Given instruction:
An exact copy of all the data is required, with pictures left out.
[Start]
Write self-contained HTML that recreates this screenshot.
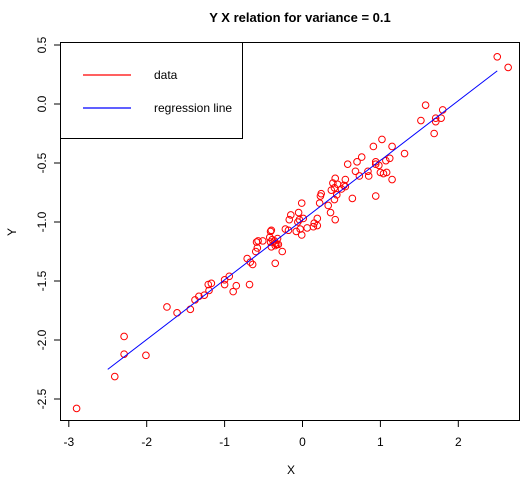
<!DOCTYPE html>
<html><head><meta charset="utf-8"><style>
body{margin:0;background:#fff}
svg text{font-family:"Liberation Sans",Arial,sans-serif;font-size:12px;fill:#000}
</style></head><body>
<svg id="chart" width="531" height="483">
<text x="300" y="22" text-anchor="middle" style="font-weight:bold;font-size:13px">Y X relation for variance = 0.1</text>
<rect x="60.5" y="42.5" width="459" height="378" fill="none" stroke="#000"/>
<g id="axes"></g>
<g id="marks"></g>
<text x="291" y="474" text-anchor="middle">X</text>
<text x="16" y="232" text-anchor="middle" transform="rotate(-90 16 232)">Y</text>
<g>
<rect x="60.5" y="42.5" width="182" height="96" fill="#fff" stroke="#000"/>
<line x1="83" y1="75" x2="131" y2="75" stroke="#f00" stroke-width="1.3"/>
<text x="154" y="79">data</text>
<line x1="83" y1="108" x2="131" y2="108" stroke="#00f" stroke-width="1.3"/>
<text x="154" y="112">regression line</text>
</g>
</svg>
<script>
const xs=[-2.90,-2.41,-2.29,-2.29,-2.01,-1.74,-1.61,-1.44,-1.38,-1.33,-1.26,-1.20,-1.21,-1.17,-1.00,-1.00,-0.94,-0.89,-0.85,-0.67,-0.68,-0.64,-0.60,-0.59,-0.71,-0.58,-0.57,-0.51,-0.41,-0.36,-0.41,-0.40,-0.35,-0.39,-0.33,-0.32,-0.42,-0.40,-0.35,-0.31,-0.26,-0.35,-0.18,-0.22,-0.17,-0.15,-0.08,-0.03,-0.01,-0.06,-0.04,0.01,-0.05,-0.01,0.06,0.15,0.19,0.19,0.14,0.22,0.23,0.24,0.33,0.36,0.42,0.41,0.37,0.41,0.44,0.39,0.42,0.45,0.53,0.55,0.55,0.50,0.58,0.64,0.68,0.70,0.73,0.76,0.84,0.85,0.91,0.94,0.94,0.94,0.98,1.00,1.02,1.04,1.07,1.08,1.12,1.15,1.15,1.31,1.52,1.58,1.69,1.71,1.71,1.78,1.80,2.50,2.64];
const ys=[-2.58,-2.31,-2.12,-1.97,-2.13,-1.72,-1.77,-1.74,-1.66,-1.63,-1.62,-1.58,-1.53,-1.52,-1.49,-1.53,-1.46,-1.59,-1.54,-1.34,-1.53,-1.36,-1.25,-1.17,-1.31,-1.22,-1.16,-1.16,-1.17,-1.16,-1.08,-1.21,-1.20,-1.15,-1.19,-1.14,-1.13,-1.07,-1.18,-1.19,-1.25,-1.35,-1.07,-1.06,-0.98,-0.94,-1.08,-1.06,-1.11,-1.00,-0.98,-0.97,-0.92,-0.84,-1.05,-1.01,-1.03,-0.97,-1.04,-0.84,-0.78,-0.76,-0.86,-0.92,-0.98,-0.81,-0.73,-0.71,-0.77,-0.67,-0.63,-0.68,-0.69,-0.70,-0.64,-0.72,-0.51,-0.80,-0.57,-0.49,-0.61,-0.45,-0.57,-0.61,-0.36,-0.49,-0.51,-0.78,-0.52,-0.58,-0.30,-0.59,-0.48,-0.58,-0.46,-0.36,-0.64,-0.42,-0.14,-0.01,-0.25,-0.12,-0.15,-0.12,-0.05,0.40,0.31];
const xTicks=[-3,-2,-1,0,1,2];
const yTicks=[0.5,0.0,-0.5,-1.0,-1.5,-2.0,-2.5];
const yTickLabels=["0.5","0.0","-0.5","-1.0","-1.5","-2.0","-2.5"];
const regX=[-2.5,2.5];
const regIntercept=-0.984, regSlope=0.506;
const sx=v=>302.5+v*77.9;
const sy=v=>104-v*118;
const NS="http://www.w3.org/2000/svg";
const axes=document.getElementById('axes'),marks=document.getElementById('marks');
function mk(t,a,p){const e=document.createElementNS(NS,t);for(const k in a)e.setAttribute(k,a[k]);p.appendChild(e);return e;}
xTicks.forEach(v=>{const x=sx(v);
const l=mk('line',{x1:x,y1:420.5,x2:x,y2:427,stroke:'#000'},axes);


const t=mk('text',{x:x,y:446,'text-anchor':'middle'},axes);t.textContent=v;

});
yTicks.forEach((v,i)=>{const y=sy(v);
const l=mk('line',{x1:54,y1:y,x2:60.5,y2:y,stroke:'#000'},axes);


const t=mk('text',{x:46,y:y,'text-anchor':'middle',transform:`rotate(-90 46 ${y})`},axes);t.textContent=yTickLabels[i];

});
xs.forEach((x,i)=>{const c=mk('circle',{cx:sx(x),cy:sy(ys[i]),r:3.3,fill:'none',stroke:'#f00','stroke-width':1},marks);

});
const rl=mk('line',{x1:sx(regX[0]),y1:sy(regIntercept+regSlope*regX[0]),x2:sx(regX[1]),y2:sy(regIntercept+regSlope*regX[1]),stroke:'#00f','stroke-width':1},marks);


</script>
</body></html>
[End]
Exercise answer:
Write self-contained HTML that recreates this screenshot.
<!DOCTYPE html>
<html><head><meta charset="utf-8"><style>
body{margin:0;background:#fff}
svg text{font-family:"Liberation Sans",Arial,sans-serif;font-size:12px;fill:#000}
</style></head><body>
<svg id="chart" width="531" height="483">
<text x="300" y="22" text-anchor="middle" style="font-weight:bold;font-size:13px">Y X relation for variance = 0.1</text>
<rect x="60.5" y="42.5" width="459" height="378" fill="none" stroke="#000"/>
<g id="axes"></g>
<g id="marks"></g>
<text x="291" y="474" text-anchor="middle">X</text>
<text x="16" y="232" text-anchor="middle" transform="rotate(-90 16 232)">Y</text>
<g>
<rect x="60.5" y="42.5" width="182" height="96" fill="#fff" stroke="#000"/>
<line x1="83" y1="75" x2="131" y2="75" stroke="#f00" stroke-width="1.3"/>
<text x="154" y="79">data</text>
<line x1="83" y1="108" x2="131" y2="108" stroke="#00f" stroke-width="1.3"/>
<text x="154" y="112">regression line</text>
</g>
</svg>
<script>
const xs=[-2.90,-2.41,-2.29,-2.29,-2.01,-1.74,-1.61,-1.44,-1.38,-1.33,-1.26,-1.20,-1.21,-1.17,-1.00,-1.00,-0.94,-0.89,-0.85,-0.67,-0.68,-0.64,-0.60,-0.59,-0.71,-0.58,-0.57,-0.51,-0.41,-0.36,-0.41,-0.40,-0.35,-0.39,-0.33,-0.32,-0.42,-0.40,-0.35,-0.31,-0.26,-0.35,-0.18,-0.22,-0.17,-0.15,-0.08,-0.03,-0.01,-0.06,-0.04,0.01,-0.05,-0.01,0.06,0.15,0.19,0.19,0.14,0.22,0.23,0.24,0.33,0.36,0.42,0.41,0.37,0.41,0.44,0.39,0.42,0.45,0.53,0.55,0.55,0.50,0.58,0.64,0.68,0.70,0.73,0.76,0.84,0.85,0.91,0.94,0.94,0.94,0.98,1.00,1.02,1.04,1.07,1.08,1.12,1.15,1.15,1.31,1.52,1.58,1.69,1.71,1.71,1.78,1.80,2.50,2.64];
const ys=[-2.58,-2.31,-2.12,-1.97,-2.13,-1.72,-1.77,-1.74,-1.66,-1.63,-1.62,-1.58,-1.53,-1.52,-1.49,-1.53,-1.46,-1.59,-1.54,-1.34,-1.53,-1.36,-1.25,-1.17,-1.31,-1.22,-1.16,-1.16,-1.17,-1.16,-1.08,-1.21,-1.20,-1.15,-1.19,-1.14,-1.13,-1.07,-1.18,-1.19,-1.25,-1.35,-1.07,-1.06,-0.98,-0.94,-1.08,-1.06,-1.11,-1.00,-0.98,-0.97,-0.92,-0.84,-1.05,-1.01,-1.03,-0.97,-1.04,-0.84,-0.78,-0.76,-0.86,-0.92,-0.98,-0.81,-0.73,-0.71,-0.77,-0.67,-0.63,-0.68,-0.69,-0.70,-0.64,-0.72,-0.51,-0.80,-0.57,-0.49,-0.61,-0.45,-0.57,-0.61,-0.36,-0.49,-0.51,-0.78,-0.52,-0.58,-0.30,-0.59,-0.48,-0.58,-0.46,-0.36,-0.64,-0.42,-0.14,-0.01,-0.25,-0.12,-0.15,-0.12,-0.05,0.40,0.31];
const xTicks=[-3,-2,-1,0,1,2];
const yTicks=[0.5,0.0,-0.5,-1.0,-1.5,-2.0,-2.5];
const yTickLabels=["0.5","0.0","-0.5","-1.0","-1.5","-2.0","-2.5"];
const regX=[-2.5,2.5];
const regIntercept=-0.984, regSlope=0.506;
const sx=v=>302.5+v*77.9;
const sy=v=>104-v*118;
const NS="http://www.w3.org/2000/svg";
const axes=document.getElementById('axes'),marks=document.getElementById('marks');
function mk(t,a,p){const e=document.createElementNS(NS,t);for(const k in a)e.setAttribute(k,a[k]);p.appendChild(e);return e;}
xTicks.forEach(v=>{const x=sx(v);
const l=mk('line',{x1:x,y1:420.5,x2:x,y2:427,stroke:'#000'},axes);


const t=mk('text',{x:x,y:446,'text-anchor':'middle'},axes);t.textContent=v;

});
yTicks.forEach((v,i)=>{const y=sy(v);
const l=mk('line',{x1:54,y1:y,x2:60.5,y2:y,stroke:'#000'},axes);


const t=mk('text',{x:46,y:y,'text-anchor':'middle',transform:`rotate(-90 46 ${y})`},axes);t.textContent=yTickLabels[i];

});
xs.forEach((x,i)=>{const c=mk('circle',{cx:sx(x),cy:sy(ys[i]),r:3.3,fill:'none',stroke:'#f00','stroke-width':1},marks);

});
const rl=mk('line',{x1:sx(regX[0]),y1:sy(regIntercept+regSlope*regX[0]),x2:sx(regX[1]),y2:sy(regIntercept+regSlope*regX[1]),stroke:'#00f','stroke-width':1},marks);


</script>
</body></html>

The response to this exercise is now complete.